- [WORK REQUIRED]: Leaving out the pictures, retype the lines from the beginning of the listing through the line containing "var yTicksRatio = [0.6, 0.8, 1, 1.2, 1.4];".
'''
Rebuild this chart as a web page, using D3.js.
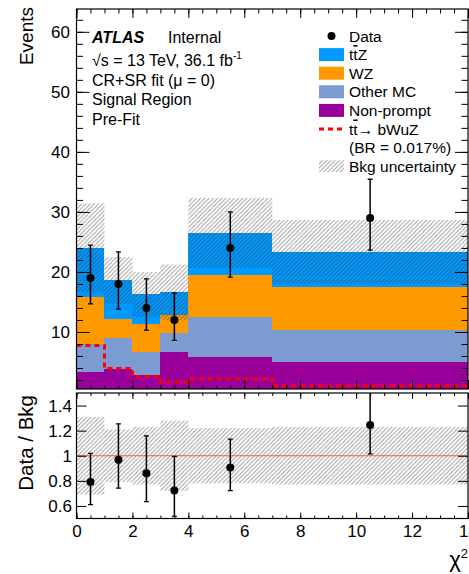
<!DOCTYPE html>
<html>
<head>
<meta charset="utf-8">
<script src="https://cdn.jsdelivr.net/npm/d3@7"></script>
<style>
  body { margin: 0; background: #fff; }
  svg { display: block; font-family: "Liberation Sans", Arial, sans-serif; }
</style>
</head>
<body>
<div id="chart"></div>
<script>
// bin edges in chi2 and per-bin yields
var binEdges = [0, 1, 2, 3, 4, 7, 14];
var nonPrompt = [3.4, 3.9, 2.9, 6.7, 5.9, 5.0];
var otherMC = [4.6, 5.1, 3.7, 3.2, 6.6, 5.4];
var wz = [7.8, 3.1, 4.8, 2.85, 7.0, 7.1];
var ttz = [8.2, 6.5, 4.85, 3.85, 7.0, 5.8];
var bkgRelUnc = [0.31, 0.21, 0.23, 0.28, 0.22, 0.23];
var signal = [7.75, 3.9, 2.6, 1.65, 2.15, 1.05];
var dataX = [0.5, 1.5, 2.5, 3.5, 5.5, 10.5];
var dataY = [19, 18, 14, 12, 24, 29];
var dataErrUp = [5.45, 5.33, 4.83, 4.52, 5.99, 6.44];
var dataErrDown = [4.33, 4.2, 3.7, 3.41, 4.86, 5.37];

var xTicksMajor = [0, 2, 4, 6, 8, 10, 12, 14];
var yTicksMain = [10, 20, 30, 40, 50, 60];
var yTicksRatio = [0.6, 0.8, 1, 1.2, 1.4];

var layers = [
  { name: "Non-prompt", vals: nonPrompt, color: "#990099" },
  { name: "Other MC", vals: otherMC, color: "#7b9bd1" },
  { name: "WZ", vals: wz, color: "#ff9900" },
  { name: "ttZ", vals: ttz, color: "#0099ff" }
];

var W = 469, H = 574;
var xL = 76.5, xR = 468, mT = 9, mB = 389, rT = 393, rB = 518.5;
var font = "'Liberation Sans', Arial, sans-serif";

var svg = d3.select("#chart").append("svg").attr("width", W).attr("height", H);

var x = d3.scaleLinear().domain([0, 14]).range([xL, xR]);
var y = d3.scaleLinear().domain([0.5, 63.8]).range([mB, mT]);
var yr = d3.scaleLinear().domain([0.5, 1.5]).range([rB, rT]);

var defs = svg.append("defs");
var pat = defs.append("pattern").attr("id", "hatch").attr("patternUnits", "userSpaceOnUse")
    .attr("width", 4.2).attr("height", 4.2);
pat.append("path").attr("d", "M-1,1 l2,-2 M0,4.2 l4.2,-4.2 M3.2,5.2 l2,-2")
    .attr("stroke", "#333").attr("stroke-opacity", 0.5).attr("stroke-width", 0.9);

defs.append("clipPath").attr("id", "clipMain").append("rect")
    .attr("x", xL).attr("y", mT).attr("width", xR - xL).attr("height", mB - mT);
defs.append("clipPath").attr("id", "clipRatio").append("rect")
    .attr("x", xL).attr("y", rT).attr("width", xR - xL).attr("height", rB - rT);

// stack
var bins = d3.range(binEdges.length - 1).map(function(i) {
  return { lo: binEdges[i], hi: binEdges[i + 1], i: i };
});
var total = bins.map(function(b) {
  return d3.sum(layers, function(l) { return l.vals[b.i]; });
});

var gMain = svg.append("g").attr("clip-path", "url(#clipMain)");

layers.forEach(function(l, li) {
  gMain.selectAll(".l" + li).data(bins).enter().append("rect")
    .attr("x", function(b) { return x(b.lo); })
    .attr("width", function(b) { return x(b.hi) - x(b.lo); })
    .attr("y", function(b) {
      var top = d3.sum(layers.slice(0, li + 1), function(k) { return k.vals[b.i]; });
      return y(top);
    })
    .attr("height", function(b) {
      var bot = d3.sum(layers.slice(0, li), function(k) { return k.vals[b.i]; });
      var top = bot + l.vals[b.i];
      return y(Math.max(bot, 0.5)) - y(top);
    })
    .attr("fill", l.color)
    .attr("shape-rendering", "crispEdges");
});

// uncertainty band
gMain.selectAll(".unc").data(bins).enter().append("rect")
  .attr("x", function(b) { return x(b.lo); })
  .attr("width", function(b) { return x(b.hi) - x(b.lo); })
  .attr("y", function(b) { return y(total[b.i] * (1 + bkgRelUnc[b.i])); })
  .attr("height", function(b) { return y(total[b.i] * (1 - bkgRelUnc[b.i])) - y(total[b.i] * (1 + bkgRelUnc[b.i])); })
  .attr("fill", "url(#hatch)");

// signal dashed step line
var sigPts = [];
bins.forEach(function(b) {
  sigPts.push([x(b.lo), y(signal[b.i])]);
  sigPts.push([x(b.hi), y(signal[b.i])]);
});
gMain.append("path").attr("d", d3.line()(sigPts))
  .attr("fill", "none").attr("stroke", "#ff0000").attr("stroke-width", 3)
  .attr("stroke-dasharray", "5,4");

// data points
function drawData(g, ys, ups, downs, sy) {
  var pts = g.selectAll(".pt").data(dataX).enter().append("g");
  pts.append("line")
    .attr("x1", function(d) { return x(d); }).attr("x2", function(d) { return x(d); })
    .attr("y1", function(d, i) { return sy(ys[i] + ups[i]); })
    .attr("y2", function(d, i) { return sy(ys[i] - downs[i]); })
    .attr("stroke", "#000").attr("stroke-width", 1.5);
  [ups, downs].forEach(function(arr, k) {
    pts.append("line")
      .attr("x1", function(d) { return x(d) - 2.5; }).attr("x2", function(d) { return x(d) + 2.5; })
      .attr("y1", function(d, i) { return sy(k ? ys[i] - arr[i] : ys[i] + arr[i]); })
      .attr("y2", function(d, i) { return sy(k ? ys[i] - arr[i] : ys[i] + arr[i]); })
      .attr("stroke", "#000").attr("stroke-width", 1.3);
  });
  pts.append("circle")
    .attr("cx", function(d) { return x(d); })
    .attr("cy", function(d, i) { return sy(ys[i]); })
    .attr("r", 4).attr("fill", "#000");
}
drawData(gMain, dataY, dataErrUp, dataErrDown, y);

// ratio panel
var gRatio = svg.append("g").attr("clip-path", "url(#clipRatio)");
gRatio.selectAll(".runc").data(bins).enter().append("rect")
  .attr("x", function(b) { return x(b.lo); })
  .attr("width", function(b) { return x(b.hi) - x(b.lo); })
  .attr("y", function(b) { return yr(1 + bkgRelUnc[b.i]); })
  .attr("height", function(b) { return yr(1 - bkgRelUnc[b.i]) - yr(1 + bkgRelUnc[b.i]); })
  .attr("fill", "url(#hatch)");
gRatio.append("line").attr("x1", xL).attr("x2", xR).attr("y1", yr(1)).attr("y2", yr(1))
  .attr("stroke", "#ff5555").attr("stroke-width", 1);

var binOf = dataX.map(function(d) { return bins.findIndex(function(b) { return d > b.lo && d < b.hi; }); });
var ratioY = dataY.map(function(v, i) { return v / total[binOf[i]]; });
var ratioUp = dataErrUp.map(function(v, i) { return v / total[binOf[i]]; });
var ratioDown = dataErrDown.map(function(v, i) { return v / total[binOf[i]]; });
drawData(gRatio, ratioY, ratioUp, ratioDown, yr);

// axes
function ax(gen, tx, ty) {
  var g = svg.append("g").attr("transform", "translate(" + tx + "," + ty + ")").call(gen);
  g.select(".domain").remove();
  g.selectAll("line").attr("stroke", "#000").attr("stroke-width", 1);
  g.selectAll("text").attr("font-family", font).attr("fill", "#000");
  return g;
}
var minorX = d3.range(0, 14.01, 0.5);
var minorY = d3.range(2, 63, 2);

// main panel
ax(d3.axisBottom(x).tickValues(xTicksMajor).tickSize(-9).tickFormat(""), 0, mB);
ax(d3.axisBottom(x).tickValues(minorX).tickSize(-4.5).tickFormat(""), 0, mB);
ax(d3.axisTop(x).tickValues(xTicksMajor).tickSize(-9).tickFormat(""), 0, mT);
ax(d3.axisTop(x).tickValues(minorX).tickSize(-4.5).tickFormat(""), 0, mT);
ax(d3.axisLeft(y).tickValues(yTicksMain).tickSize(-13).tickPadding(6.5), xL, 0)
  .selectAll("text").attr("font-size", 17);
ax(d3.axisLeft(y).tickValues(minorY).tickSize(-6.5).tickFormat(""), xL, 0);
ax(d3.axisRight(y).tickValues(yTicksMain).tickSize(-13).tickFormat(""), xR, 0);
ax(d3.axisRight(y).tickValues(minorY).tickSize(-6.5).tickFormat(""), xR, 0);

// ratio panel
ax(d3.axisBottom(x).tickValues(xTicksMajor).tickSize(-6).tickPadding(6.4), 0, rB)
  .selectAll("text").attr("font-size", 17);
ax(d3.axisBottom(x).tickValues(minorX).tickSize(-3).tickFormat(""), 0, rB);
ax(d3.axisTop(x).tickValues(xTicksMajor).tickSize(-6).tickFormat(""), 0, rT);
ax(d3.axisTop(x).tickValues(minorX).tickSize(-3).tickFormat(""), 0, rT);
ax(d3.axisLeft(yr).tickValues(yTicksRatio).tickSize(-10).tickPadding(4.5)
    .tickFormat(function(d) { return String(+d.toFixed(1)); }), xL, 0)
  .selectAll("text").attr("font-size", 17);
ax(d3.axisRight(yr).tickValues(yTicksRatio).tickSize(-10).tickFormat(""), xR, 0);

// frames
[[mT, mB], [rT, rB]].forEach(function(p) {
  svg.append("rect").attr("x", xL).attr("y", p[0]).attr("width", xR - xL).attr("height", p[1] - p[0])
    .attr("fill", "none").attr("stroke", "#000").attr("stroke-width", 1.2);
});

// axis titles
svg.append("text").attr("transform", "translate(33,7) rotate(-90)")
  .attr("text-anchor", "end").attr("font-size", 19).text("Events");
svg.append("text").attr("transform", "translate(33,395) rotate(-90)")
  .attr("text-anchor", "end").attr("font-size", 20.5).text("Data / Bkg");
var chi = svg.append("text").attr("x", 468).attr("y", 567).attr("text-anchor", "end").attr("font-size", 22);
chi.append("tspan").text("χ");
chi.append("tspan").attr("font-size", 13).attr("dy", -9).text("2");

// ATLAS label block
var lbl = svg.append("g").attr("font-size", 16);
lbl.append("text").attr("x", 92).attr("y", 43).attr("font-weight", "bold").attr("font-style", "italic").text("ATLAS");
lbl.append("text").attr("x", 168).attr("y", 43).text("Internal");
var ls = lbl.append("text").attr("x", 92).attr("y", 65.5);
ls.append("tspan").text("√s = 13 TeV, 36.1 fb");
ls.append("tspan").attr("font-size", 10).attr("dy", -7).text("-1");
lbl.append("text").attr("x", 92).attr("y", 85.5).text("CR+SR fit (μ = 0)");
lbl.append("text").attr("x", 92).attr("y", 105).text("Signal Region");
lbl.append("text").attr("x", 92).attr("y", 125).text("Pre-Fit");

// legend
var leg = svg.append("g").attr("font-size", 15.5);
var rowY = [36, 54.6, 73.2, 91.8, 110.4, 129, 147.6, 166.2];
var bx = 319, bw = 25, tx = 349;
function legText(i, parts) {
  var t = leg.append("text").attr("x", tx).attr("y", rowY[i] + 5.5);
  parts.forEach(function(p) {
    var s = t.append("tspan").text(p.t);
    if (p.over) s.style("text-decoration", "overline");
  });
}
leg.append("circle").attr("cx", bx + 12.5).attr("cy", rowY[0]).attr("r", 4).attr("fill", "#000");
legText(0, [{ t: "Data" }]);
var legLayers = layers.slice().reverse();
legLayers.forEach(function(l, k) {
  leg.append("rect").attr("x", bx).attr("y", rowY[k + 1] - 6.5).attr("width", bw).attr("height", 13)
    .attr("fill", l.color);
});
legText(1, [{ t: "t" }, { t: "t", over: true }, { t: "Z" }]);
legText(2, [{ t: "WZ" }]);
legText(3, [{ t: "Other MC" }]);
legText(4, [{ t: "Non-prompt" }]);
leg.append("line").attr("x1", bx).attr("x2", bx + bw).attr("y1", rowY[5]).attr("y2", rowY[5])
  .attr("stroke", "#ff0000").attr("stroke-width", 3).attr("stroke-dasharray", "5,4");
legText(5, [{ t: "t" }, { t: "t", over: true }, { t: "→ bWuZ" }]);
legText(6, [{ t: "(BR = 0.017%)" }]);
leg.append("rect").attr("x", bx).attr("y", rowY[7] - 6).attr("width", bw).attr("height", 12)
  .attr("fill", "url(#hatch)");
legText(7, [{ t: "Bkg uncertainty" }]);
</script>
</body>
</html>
'''
- [SOLUTION FOR THIS PROBLEM]:
Rebuild this chart as a web page, using D3.js.
<!DOCTYPE html>
<html>
<head>
<meta charset="utf-8">
<script src="https://cdn.jsdelivr.net/npm/d3@7"></script>
<style>
  body { margin: 0; background: #fff; }
  svg { display: block; font-family: "Liberation Sans", Arial, sans-serif; }
</style>
</head>
<body>
<div id="chart"></div>
<script>
// bin edges in chi2 and per-bin yields
var binEdges = [0, 1, 2, 3, 4, 7, 14];
var nonPrompt = [3.4, 3.9, 2.9, 6.7, 5.9, 5.0];
var otherMC = [4.6, 5.1, 3.7, 3.2, 6.6, 5.4];
var wz = [7.8, 3.1, 4.8, 2.85, 7.0, 7.1];
var ttz = [8.2, 6.5, 4.85, 3.85, 7.0, 5.8];
var bkgRelUnc = [0.31, 0.21, 0.23, 0.28, 0.22, 0.23];
var signal = [7.75, 3.9, 2.6, 1.65, 2.15, 1.05];
var dataX = [0.5, 1.5, 2.5, 3.5, 5.5, 10.5];
var dataY = [19, 18, 14, 12, 24, 29];
var dataErrUp = [5.45, 5.33, 4.83, 4.52, 5.99, 6.44];
var dataErrDown = [4.33, 4.2, 3.7, 3.41, 4.86, 5.37];

var xTicksMajor = [0, 2, 4, 6, 8, 10, 12, 14];
var yTicksMain = [10, 20, 30, 40, 50, 60];
var yTicksRatio = [0.6, 0.8, 1, 1.2, 1.4];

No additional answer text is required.